On the issue of interest on general damages, the law gives discretion to a Judge to award reasonable interest on the decretal amount. Section 26(2) of the Civil Procedure Act provides that,
“Where and in so far as a decree is for the payment of money, the court may, in the decree, order interest at such rate as the court deems reasonable to be paid on the principal sum adjudged from the date of the suit to the date of the decree, in addition to any interest adjudged on such interest at such rate as the court deems reasonable on the aggregate sum so adjudged from the date of the decree to the date of payment or to such earlier date as the court thinks fit.”

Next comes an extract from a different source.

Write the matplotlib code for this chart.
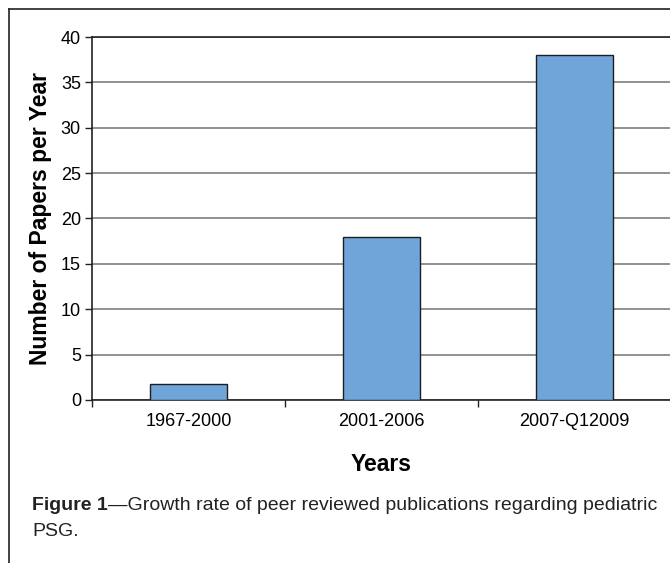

The Supreme Court in Ecta (U) Ltd versus Geraldine S. Namurimu & Another, SCCA 29/1994 stated that a distinction must be made between awards arising out of commercial business transactions which would normally attract a higher interest, and awards of general damages which are mainly compensatory. The court found merit in the complaint regarding the award of interest of 25% on general damages. It considered such interest as too high and reduced it to 8%.
In the instant case the Plaintiff is awarded UGX 50,000,000/= as general damages with interest at the rate of 24% per annum from the date of judgment till full payment.
5. An order that the Defendant pays the Plaintiff the costs of this suit with interest thereon at the rate of 24% per annum from the date of taxation of the bill of costs till full payment.
The general principle under Section 27 (2) of the Civil Procedure Act is that costs follow the event and a successful party should not be deprived of costs except for good reasons.
Costs are therefore granted at the discretion of court as and when it deems fit to do so during and after trial. Therefore, it is not automatic that for every case court will award costs.
In the case of Butagira versus Deborah Namukasa (1992-1993) H.C.B 98 at 101 as cited for the Plaintiff, it was held that:
“The general rule is that costs shall follow the event and a successful party should not be deprived of them except for good cause. This means that the successful party is entitled to costs unless he is guilty of misconduct or there is some other good cause for not awarding costs to him. The court may not only consider the conduct of the party in the actual litigation but matters which led up to the litigation.”
And in the case Hassanali versus City Motor Accessories Ltd  EA 423 it was held as follows:-
“I have no doubt that this court has power to award interest on costs but it is not the normal practice and I do not consider that facts of this issue call for a warrant of departure from the normal practice.”
The Plaintiff in this case has adduced sufficient evidence that entitles him to remedies sought in the Plaint.
In summary the plaintiff’s claim is allowed in the following terms of the orders;
- A declaration that the Defendant is in breach of contract.
- That the Defendant pays the Plaintiff UGX 94,544,375/= with interest thereon at a rate of 24% per annum from the 16th day of January 2015 till full payment.
- That the Defendant pays the Plaintiff UGX 215,331,719/= with interest thereon at the rate of 24% per annum from the date of judgment till full payment.
- That the Defendant pays the Plaintiff general damages of UGX 50,000,000/= with interest thereon at the rate of 24% per annum from the date of judgment till full payment.
- That the defendant pays the Plaintiff the costs of this suit.
Right of appeal explained.
OYUKO. ANTHONY OJOK
Delivered in open Court in the presence of;
- Counsel Victor A. Businge
- Counsel Ruhindi Ngaruye for the Plaintiff.